Здесь же приводится легенда о «тринадцати кухонных языках», согласно которой, чтобы «понять мысль, узнать ее истинное значение, ее надо перевести на тринадцать разных языков. И тогда в междузначии рождается истина».
Таким образом, герой, заблудившийся в неподлинности, ищет себя в других жизнях. Это в данном случае функция модели семантики возможных миров. Но есть и другое измерение в подобном построении: роман показывает собственную жизнь литературного произведения, механизм «запуска» литературного, вымышленного персонажа, который, раз появившись в воображении и в книге, начинает развиваться автономно от автора, подчиняясь лишь заданной внутренней логике. Это роман еще и о писательстве, о литературе. «Двойник скрытно, но неумолимо захватывает позиции, подчиняясь теперь какой-то своей необходимости, внутренней логике. Я запустил процесс, и он вышел из-под контроля» [5, 396]. То есть писатель создает книгу себя самого. «А что если он решил поквитаться за годы небытия за годы небытия и полностью овладеть моим духом и разумом, прогнать прочь полуживого цензора, который все намеревается диктовать ему нормы поведения и морали?»
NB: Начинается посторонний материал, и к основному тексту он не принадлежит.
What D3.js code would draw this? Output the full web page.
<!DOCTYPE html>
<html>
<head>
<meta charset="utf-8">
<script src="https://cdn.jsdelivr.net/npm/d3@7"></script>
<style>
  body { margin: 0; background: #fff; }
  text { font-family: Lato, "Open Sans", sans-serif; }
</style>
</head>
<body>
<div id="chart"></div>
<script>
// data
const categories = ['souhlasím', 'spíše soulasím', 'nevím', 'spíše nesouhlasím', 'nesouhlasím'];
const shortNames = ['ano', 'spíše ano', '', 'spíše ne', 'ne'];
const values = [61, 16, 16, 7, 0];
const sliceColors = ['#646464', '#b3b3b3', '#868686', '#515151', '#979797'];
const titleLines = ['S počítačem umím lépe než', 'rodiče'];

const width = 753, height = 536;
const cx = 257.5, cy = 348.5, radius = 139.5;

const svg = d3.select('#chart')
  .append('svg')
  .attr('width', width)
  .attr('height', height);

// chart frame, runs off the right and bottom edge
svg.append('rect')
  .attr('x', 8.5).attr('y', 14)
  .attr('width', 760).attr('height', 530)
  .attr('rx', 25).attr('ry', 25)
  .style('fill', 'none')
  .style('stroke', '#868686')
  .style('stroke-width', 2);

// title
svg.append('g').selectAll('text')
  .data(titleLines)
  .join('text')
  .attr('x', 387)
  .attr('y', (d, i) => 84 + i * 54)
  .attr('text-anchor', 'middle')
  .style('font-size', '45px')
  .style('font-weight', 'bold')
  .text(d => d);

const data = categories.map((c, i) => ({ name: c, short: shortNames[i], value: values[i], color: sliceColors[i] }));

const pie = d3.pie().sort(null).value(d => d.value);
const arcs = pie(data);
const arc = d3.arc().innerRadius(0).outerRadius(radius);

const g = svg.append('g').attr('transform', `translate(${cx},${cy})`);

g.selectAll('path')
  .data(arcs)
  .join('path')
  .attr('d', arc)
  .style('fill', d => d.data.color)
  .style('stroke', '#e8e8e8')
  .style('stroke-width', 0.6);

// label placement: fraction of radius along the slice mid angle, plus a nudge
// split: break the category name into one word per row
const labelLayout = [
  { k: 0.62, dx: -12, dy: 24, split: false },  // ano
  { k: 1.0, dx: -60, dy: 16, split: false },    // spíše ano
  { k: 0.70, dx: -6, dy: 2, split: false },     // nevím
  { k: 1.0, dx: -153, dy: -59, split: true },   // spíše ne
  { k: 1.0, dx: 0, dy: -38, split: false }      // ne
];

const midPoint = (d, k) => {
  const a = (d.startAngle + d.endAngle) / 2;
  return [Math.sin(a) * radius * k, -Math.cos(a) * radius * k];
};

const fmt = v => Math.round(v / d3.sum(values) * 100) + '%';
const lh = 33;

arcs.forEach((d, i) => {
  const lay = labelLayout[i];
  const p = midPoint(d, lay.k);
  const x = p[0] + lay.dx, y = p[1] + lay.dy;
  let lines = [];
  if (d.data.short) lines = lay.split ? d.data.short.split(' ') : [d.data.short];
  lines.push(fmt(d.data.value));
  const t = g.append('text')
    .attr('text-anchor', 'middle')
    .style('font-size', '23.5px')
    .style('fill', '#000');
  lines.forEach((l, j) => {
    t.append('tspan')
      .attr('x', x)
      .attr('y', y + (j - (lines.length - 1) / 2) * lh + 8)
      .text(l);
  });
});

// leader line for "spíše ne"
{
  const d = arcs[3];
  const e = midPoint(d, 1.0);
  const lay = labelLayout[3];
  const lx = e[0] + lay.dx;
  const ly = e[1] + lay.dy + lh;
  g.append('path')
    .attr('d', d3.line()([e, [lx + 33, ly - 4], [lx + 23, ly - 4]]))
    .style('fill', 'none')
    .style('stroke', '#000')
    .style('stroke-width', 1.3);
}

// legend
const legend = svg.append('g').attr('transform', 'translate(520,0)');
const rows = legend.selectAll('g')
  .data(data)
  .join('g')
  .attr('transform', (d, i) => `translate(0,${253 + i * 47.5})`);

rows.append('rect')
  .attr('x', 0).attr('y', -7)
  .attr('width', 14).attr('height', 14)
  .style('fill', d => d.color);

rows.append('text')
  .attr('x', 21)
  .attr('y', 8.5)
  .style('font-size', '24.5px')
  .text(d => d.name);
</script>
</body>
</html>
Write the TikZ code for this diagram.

Постепенно эта изначально заявленная как «чужая» — шкура становится своей: «Одежда Фредерика стала мне велика, и чем больше людей хлопает меня по спине, <…> тем острее ощущение, будто я здесь ненадолго, проездом, и в чужой шкуре» [5, 436]. Карин, воспринимаемая вначале как умершая Доминик, вернувшаяся в образе другой женщины, постепенно завоевывает статус абсолютной самоценности. Но… в рамках жизни созданного героем героя. Последний по сюжету погибает, но продолжает иметь голос, во втором лице, в беседе с «Ты» сообщающий Карин/Доминик о предстоящих событиях. Статус повествовательной инстанции оказывается реверсивным, граница между двойниками — условной. Перед читателем книга о том, как создается книга, как герой выходит из-под контроля, как он создается и знает все о себе (потому что наделен все-таки всезнающим авторским сознанием). Книга вообще здесь один из главных героев. Книга организует вокруг себя пространство беседы и любви Глена и Карин; книга воскрешает к жизни никогда не существовавшего писателя; любовью к книге был в детстве покорен Фредерик Ланберг (старый учитель литературы давал будущему критику частные уроки в своей огромной личной библиотеке; там он «учил любить классиков, дотрагиваясь пальцем до корешков их книг <…>. Он закрывал глаза, садился на табурет и читал отрывки из книг наизусть»).